Written task —
Repeat the lines exactly from the line that contains "What matplotlib code" through the line that contains "b2 = ax.bar(x"; leave images out and add nothing.

··· Records shown ···

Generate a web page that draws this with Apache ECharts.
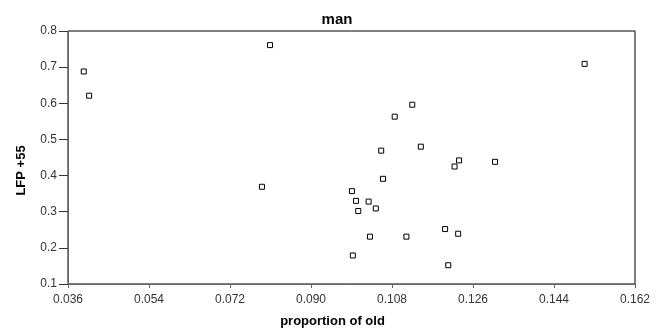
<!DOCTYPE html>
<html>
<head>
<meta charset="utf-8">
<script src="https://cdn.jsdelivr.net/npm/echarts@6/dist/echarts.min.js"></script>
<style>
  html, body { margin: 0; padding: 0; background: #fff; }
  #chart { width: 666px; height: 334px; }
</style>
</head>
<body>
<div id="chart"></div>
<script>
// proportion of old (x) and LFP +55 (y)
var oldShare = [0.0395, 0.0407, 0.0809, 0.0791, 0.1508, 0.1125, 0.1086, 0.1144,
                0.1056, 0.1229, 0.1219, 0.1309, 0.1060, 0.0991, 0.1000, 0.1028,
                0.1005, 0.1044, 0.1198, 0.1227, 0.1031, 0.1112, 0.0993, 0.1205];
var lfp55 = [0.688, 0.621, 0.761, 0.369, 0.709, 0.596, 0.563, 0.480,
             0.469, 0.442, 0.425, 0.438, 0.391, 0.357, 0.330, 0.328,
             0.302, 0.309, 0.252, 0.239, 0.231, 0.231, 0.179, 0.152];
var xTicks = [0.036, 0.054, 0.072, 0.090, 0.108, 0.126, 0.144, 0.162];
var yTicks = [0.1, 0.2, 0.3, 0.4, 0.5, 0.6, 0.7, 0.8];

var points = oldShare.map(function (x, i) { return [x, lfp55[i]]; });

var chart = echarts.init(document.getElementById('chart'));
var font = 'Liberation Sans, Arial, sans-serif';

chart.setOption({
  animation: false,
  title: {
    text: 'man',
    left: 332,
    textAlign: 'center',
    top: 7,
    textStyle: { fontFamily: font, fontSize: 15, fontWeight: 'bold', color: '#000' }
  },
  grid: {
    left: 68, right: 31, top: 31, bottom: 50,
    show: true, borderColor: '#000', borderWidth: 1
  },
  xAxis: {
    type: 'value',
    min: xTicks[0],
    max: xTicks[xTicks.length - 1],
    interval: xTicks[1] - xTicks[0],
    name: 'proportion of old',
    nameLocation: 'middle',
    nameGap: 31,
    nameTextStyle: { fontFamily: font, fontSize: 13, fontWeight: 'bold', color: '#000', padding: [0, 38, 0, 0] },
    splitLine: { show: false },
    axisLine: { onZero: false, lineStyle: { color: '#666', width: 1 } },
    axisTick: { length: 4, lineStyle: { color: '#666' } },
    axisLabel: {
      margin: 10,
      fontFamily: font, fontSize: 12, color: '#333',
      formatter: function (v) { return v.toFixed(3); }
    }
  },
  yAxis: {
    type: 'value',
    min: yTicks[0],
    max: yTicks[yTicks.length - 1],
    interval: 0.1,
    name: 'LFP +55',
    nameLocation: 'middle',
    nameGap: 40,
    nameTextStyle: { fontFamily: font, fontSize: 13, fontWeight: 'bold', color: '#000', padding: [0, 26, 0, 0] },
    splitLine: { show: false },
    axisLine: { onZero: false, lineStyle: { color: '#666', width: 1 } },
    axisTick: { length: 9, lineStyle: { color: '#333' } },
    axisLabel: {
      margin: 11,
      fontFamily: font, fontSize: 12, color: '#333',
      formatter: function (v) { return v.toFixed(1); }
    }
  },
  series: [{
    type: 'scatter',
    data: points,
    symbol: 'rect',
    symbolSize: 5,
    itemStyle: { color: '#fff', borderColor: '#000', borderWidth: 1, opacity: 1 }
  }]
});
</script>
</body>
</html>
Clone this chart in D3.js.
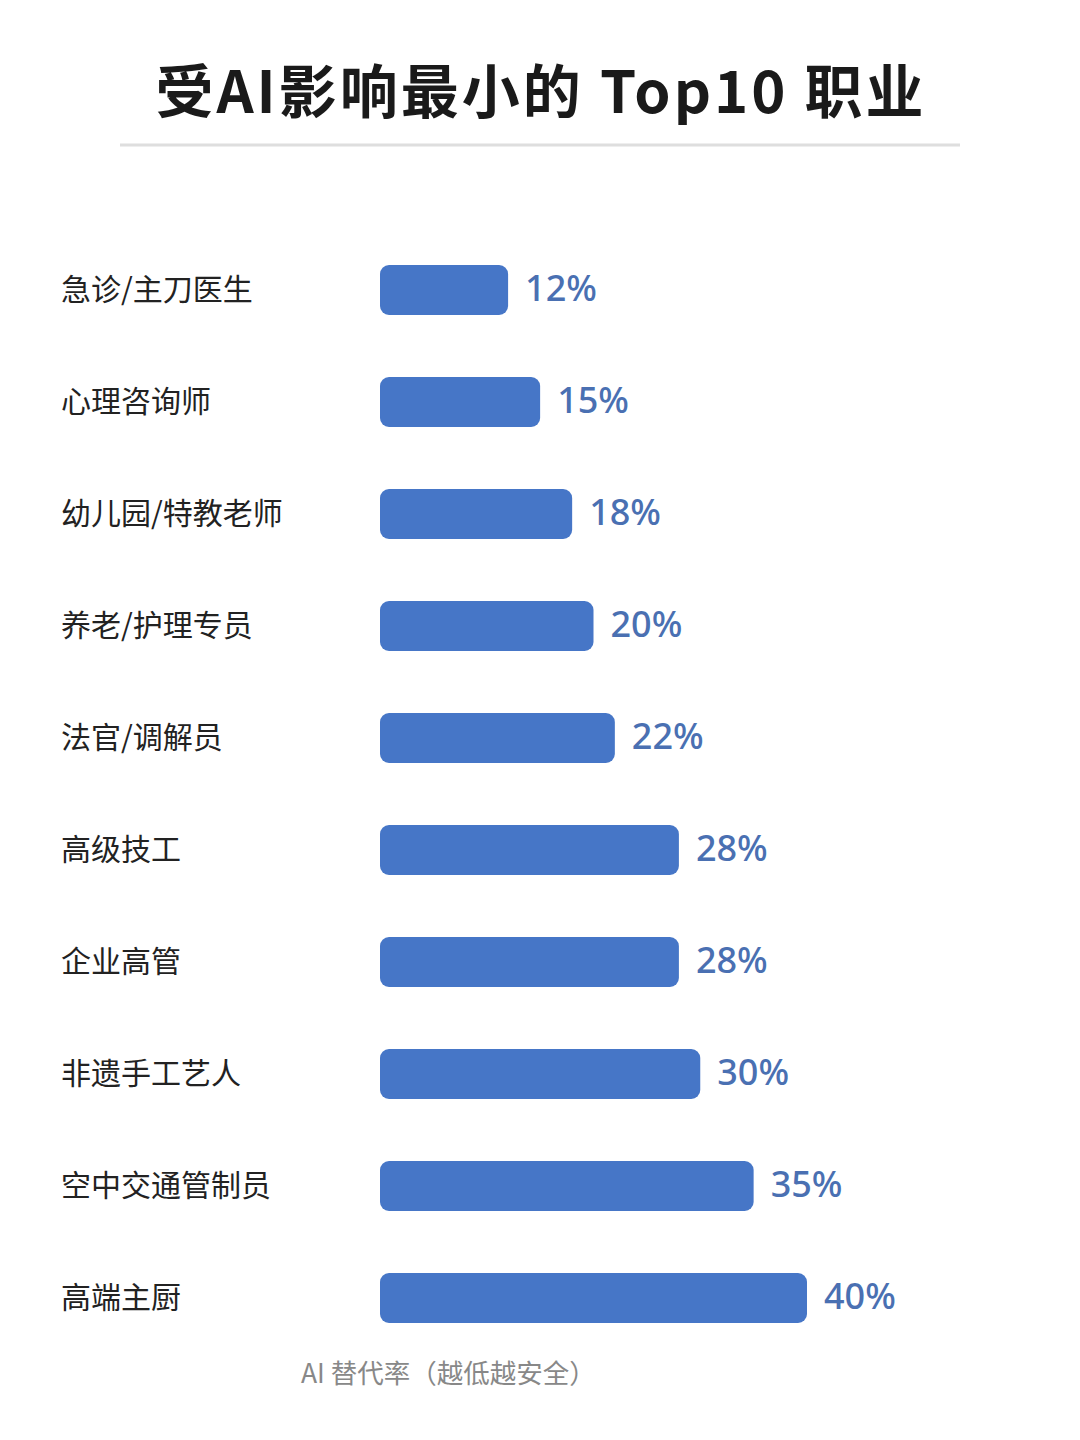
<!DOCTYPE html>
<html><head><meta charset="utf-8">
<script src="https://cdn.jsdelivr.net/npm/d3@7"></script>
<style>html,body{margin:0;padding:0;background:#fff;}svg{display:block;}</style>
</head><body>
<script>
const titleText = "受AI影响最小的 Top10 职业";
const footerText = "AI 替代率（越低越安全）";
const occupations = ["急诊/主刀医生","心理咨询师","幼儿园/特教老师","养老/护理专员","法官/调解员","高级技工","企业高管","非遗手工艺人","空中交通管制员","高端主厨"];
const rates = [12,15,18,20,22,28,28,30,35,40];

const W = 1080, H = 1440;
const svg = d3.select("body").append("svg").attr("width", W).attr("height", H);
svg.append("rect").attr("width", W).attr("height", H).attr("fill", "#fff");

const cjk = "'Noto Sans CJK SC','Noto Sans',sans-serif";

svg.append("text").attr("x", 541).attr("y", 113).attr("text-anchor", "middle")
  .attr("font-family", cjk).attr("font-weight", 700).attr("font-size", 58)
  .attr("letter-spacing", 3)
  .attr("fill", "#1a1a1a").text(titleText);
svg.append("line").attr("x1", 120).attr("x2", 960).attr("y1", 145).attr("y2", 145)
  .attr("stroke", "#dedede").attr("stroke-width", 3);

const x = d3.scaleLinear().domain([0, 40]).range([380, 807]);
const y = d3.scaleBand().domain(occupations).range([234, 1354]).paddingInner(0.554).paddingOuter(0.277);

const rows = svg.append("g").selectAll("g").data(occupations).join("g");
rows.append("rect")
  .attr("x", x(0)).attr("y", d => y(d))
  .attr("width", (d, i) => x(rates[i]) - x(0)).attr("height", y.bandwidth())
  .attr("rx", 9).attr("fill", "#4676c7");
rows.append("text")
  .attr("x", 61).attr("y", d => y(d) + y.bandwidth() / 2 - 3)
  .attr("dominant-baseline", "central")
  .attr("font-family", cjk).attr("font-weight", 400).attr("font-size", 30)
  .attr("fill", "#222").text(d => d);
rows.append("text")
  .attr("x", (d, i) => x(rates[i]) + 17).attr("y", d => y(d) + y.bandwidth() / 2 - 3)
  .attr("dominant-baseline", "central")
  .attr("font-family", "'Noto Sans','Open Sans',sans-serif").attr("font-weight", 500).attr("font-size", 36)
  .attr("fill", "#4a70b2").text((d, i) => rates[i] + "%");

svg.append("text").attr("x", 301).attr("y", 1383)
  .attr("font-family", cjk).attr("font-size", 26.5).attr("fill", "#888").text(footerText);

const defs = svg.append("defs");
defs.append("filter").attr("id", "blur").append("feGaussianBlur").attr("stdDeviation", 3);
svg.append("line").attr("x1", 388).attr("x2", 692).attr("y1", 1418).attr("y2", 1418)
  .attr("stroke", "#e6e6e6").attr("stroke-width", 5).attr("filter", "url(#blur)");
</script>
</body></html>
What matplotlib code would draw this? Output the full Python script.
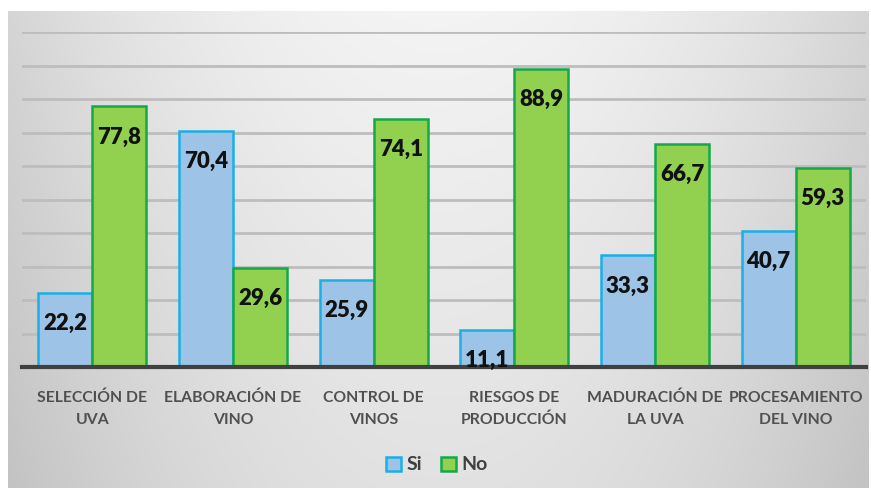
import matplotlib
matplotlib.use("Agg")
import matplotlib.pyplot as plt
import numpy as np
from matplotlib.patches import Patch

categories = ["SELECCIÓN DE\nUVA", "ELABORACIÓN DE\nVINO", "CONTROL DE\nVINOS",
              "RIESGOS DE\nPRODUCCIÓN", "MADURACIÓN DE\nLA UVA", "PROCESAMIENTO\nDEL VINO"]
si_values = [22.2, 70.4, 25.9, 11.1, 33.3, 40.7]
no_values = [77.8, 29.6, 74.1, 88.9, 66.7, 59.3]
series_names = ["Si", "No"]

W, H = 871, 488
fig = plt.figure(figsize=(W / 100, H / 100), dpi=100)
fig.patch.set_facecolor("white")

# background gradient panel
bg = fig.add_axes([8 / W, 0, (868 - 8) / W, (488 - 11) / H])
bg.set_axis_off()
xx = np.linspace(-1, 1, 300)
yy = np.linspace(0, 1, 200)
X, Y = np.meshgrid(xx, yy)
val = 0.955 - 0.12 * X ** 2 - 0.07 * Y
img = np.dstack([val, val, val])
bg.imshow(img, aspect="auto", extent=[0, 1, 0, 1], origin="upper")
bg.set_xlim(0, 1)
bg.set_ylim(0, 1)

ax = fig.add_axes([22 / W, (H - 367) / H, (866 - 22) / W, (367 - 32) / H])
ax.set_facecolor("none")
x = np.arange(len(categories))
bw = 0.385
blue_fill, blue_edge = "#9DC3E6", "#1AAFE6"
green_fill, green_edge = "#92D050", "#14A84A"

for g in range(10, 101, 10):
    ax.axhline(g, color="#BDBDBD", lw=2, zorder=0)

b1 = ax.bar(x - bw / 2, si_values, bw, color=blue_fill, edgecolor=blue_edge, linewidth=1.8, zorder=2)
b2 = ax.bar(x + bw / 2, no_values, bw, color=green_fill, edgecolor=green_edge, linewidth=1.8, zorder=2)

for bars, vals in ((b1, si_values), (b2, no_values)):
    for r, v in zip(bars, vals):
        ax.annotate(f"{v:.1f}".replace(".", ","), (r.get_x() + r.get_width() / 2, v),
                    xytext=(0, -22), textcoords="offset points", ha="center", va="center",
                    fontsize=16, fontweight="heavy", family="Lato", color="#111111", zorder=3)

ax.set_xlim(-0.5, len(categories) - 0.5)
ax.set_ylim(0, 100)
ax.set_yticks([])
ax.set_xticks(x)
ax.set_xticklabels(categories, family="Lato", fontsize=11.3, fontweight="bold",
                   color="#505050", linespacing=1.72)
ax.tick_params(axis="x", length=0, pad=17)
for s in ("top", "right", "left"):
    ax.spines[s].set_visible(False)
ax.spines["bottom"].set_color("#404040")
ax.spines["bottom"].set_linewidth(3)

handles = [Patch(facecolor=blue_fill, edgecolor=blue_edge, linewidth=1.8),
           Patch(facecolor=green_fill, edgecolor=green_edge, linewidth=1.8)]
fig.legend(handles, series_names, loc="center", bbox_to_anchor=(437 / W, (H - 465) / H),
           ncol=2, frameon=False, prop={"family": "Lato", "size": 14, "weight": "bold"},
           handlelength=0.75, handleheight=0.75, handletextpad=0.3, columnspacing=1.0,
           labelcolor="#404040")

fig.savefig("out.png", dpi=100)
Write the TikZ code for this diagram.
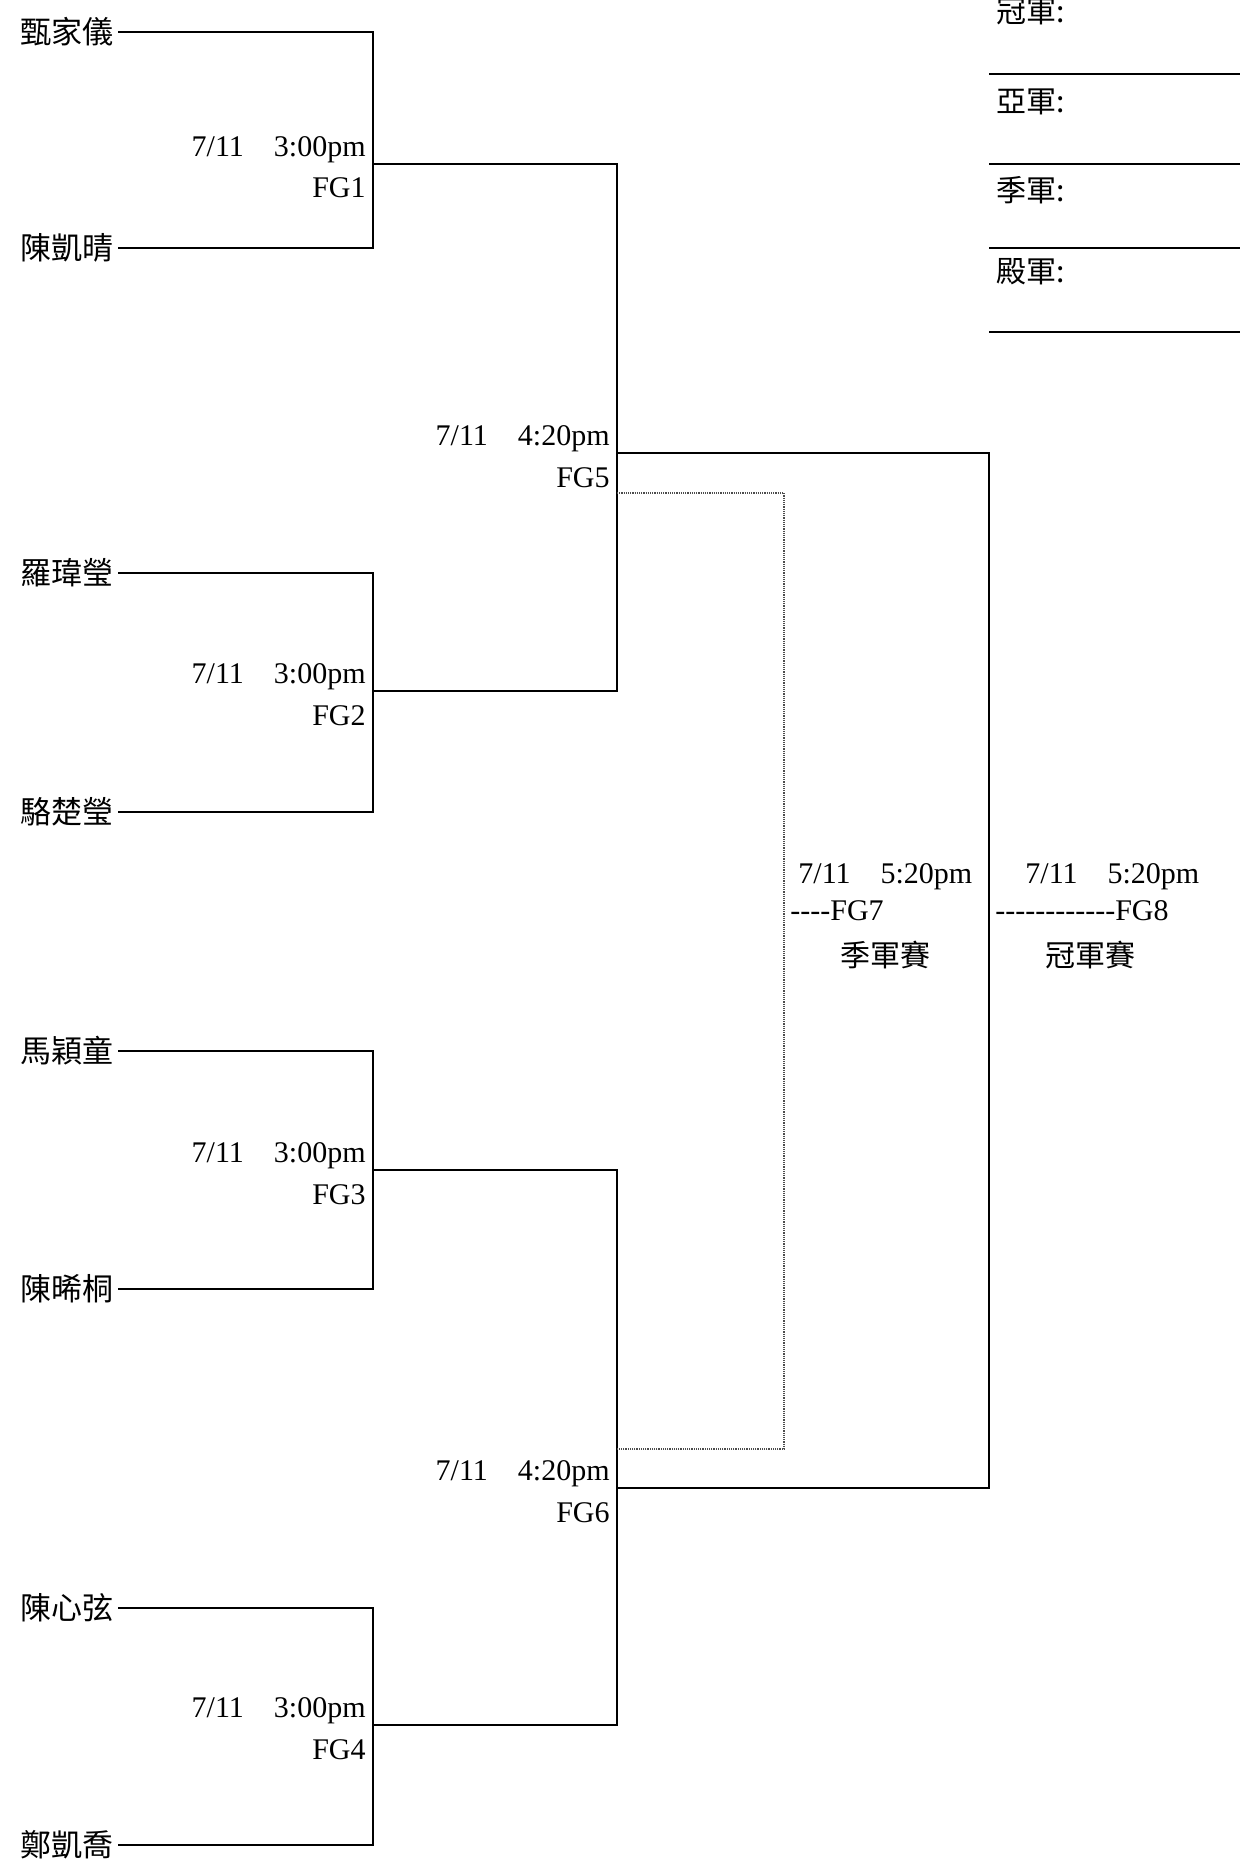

···

Written solution —
What matplotlib code would draw this? Output the full Python script.
import matplotlib
matplotlib.use("Agg")
import matplotlib.pyplot as plt
import numpy as np
from matplotlib.patches import Patch

categories = ["SELECCIÓN DE\nUVA", "ELABORACIÓN DE\nVINO", "CONTROL DE\nVINOS",
              "RIESGOS DE\nPRODUCCIÓN", "MADURACIÓN DE\nLA UVA", "PROCESAMIENTO\nDEL VINO"]
si_values = [22.2, 70.4, 25.9, 11.1, 33.3, 40.7]
no_values = [77.8, 29.6, 74.1, 88.9, 66.7, 59.3]
series_names = ["Si", "No"]

W, H = 871, 488
fig = plt.figure(figsize=(W / 100, H / 100), dpi=100)
fig.patch.set_facecolor("white")

# background gradient panel
bg = fig.add_axes([8 / W, 0, (868 - 8) / W, (488 - 11) / H])
bg.set_axis_off()
xx = np.linspace(-1, 1, 300)
yy = np.linspace(0, 1, 200)
X, Y = np.meshgrid(xx, yy)
val = 0.955 - 0.12 * X ** 2 - 0.07 * Y
img = np.dstack([val, val, val])
bg.imshow(img, aspect="auto", extent=[0, 1, 0, 1], origin="upper")
bg.set_xlim(0, 1)
bg.set_ylim(0, 1)

ax = fig.add_axes([22 / W, (H - 367) / H, (866 - 22) / W, (367 - 32) / H])
ax.set_facecolor("none")
x = np.arange(len(categories))
bw = 0.385
blue_fill, blue_edge = "#9DC3E6", "#1AAFE6"
green_fill, green_edge = "#92D050", "#14A84A"

for g in range(10, 101, 10):
    ax.axhline(g, color="#BDBDBD", lw=2, zorder=0)

b1 = ax.bar(x - bw / 2, si_values, bw, color=blue_fill, edgecolor=blue_edge, linewidth=1.8, zorder=2)
b2 = ax.bar(x + bw / 2, no_values, bw, color=green_fill, edgecolor=green_edge, linewidth=1.8, zorder=2)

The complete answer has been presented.